A spokesman for California Superintendent of Public Instruction Tom Torlakson called the data behind the survey “outdated,” the Mercury News added, although it was no older in California’s case than any other state. “California is moving in a positive direction,” the spokesman insisted. “We’ve dramatically increased our investment in education.”

Underperformance

But that investment, according to new estimates, has been placed at risk of being consumed by pension costs. “There is a predicted shortfall among all state retirement accounts of at least $230 billion based on what’s owed to current and future retirees. The pension funds, including CalPERS, haven’t made as much money from the stock market and other investments as they had hoped,” the Chronicle noted. “CalPERS officials had hoped to gain a 7.5 percent annual return on investments, but they didn’t come close in either of the last two years.”

Despite optimistic predictions, underperformance has been a constant for the fund: “Over the last 20 years investment returns averaged only 6.9 percent, with the current annual return bringing in only 2.3 percent,” Pepperdine professor Joel Fox observed in the Orange County Register. “Facing market realities, the board lowered the estimate to 7 percent, a mark that still may be unattainable.”

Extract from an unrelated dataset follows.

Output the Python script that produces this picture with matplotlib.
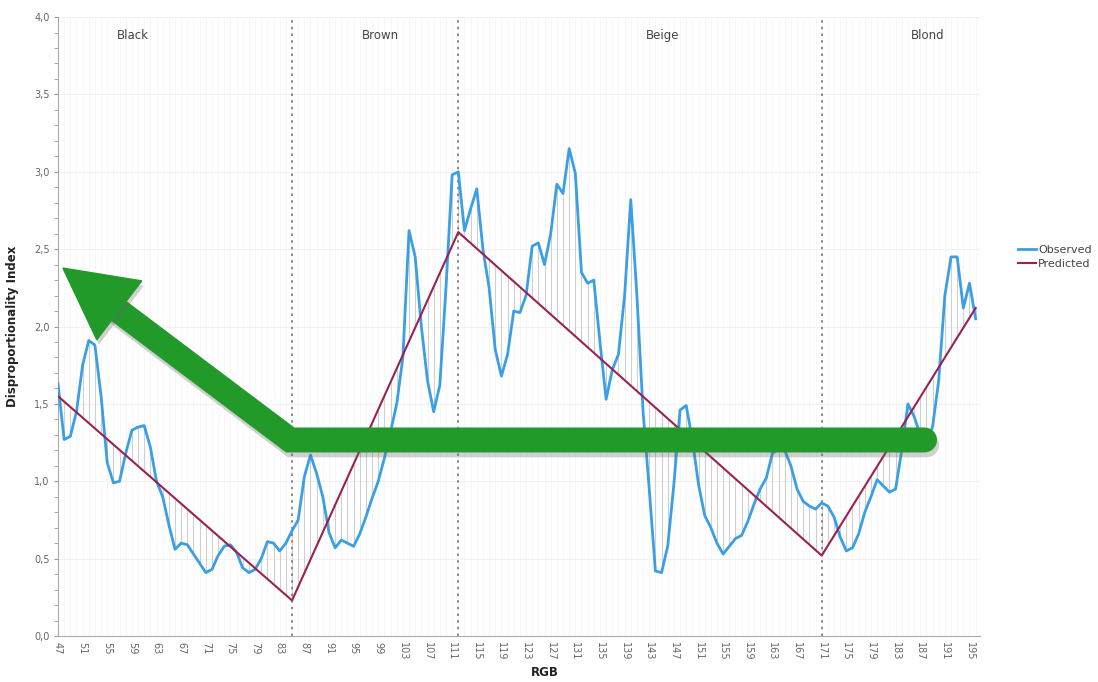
import numpy as np
import matplotlib
matplotlib.use('Agg')
import matplotlib.pyplot as plt
import matplotlib.patheffects as pe
from matplotlib.patches import Polygon

# observed disproportionality index, one value per RGB step (47..196)
rgb = np.arange(47, 197)
observed = [1.63, 1.27, 1.29, 1.45, 1.75, 1.91, 1.88, 1.55, 1.12, 0.99,
            1.00, 1.18, 1.33, 1.35, 1.36, 1.22, 1.00, 0.90, 0.72, 0.56,
            0.60, 0.59, 0.53, 0.47, 0.41, 0.43, 0.52, 0.58, 0.59, 0.54,
            0.44, 0.41, 0.43, 0.50, 0.61, 0.60, 0.55, 0.60, 0.68, 0.75,
            1.03, 1.17, 1.05, 0.90, 0.67, 0.57, 0.62, 0.60, 0.58, 0.66,
            0.77, 0.89, 1.00, 1.15, 1.32, 1.50, 1.80, 2.62, 2.45, 2.00,
            1.65, 1.45, 1.62, 2.25, 2.98, 3.00, 2.62, 2.76, 2.89, 2.50,
            2.25, 1.85, 1.68, 1.82, 2.10, 2.09, 2.20, 2.52, 2.54, 2.40,
            2.60, 2.92, 2.86, 3.15, 2.99, 2.35, 2.28, 2.30, 1.90, 1.53,
            1.72, 1.82, 2.20, 2.82, 2.20, 1.45, 0.95, 0.42, 0.41, 0.58,
            0.98, 1.46, 1.49, 1.27, 0.98, 0.78, 0.70, 0.60, 0.53, 0.58,
            0.63, 0.65, 0.74, 0.85, 0.95, 1.02, 1.18, 1.21, 1.20, 1.10,
            0.95, 0.87, 0.84, 0.82, 0.86, 0.84, 0.77, 0.64, 0.55, 0.57,
            0.66, 0.80, 0.90, 1.01, 0.97, 0.93, 0.95, 1.20, 1.50, 1.42,
            1.30, 1.26, 1.35, 1.65, 2.20, 2.45, 2.45, 2.12, 2.28, 2.05]

# predicted model: piecewise linear knots
pred_x = [47, 85, 112, 171, 196]
pred_y = [1.55, 0.23, 2.61, 0.52, 2.12]

# category boundaries and names
bounds = [85, 112, 171]
cat_names = ['Black', 'Brown', 'Beige', 'Blond']
cat_pos = [59.2, 99.3, 145.2, 188.2]

xticks = np.arange(47, 197, 4)
yticks = np.arange(0, 4.01, 0.5)

blue = '#3a9fe4'
maroon = '#9a2150'
green = '#229a2a'
txt = '#666666'

fig = plt.figure(figsize=(10.98, 6.82), dpi=100)
ax = fig.add_axes([0.0528, 0.0674, 0.8397, 0.9076])

ax.set_xlim(47, 196.7)
ax.set_ylim(0, 4.0)

# faint background grid
ax.vlines(rgb, 0, 4, color='#f6f6f6', lw=0.6, zorder=0)
ax.hlines(yticks[1:], 47, 196.7, color='#f1f1f1', lw=0.8, zorder=0)

# residual hatch between observed and predicted
pred_at = np.interp(rgb, pred_x, pred_y)
ax.vlines(rgb, pred_at, observed, color='#cfcfcf', lw=0.8, zorder=1)

for b in bounds:
    ax.axvline(b, color='#7a7a7a', ls=(0, (1.5, 2.5)), lw=1.2, zorder=1)

ax.plot(rgb, observed, color=blue, lw=2.0, zorder=3, label='Observed')
ax.plot(pred_x, pred_y, color=maroon, lw=1.5, zorder=3, label='Predicted')

for name, xp in zip(cat_names, cat_pos):
    ax.text(xp, 3.88, name, ha='center', va='center', fontsize=8.5, color='#444444')

# green annotation arrow (drawn over the chart)
shadow = [pe.SimpleLineShadow(offset=(1.5, -3.5), shadow_color='#666666', alpha=0.3), pe.Normal()]
ax.plot([187.7, 84.7, 56.9], [1.267, 1.267, 2.10], color=green, lw=18,
        solid_capstyle='round', solid_joinstyle='miter', zorder=5, path_effects=shadow)
head = Polygon([[47.8, 2.378], [60.6, 2.295], [53.3, 1.915]], closed=True,
               facecolor=green, edgecolor=green, lw=1, zorder=6,
               path_effects=[pe.SimplePatchShadow(offset=(1.5, -3.5), shadow_rgbFace='#666666', alpha=0.3), pe.Normal()])
ax.add_patch(head)

ax.set_xticks(xticks)
ax.set_xticklabels([str(v) for v in xticks], rotation=270, fontsize=7, color=txt)
ax.set_yticks(yticks)
ax.set_yticklabels([('%.1f' % v).replace('.', ',') for v in yticks], fontsize=7, color=txt)
ax.set_yticks(np.arange(0, 4.01, 0.1), minor=True)
ax.tick_params(axis='x', length=0, pad=4)
ax.tick_params(axis='y', which='both', length=3, color='#999999', pad=3)

for s in ['top', 'right']:
    ax.spines[s].set_visible(False)
for s in ['left', 'bottom']:
    ax.spines[s].set_color('#aaaaaa')

ax.set_ylabel('Disproportionality Index', fontsize=8.5, fontweight='bold', color='#222222')
ax.set_xlabel('RGB', fontsize=8.5, fontweight='bold', color='#222222')
ax.xaxis.set_label_coords(0.528, -0.048)
ax.yaxis.set_label_coords(-0.042, 0.5)

fig.legend(loc='upper left', bbox_to_anchor=(0.918, 0.655), frameon=False,
           fontsize=8, handlelength=1.6, handletextpad=0.2, labelspacing=0.3,
           labelcolor='#444444')

fig.savefig('out.png', dpi=100)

“For taxpayers, the number change likely means more dollars from state and local government budgets will be directed to cover pension liabilities and less will be available to meet services supplied by government. The city of Los Angeles already dedicates 20 percent of its budget for pension obligations, Anaheim 13 percent, Long Beach 11 percent and San Jose as high as 27 percent.”

Double burden

At the same time, school districts have howled over the additional adverse impact of the state’s other pension liabilities. “In 2014, the Legislature adopted Assembly Bill 1469, which seeks to pay down CalSTRS underfunding over about 30 years by relatively small increases in contributions from teachers and the state, and by increasing school districts’ contributions over seven years by 10.85 percent,” former Piedmont USD Board of Education member Richard Raushenbush wrote in the East Bay Times. “In 2020, school districts’ CalSTRS contributions will be 19.1 percent of teacher payroll!”

“This is not sustainable. School districts are funded by the public to provide free public education; they do not make profits that can be devoted to paying off the Legislature’s CalSTRS debt. The Legislature did not provide any new funds to pay the significant CalSTRS’ increases.”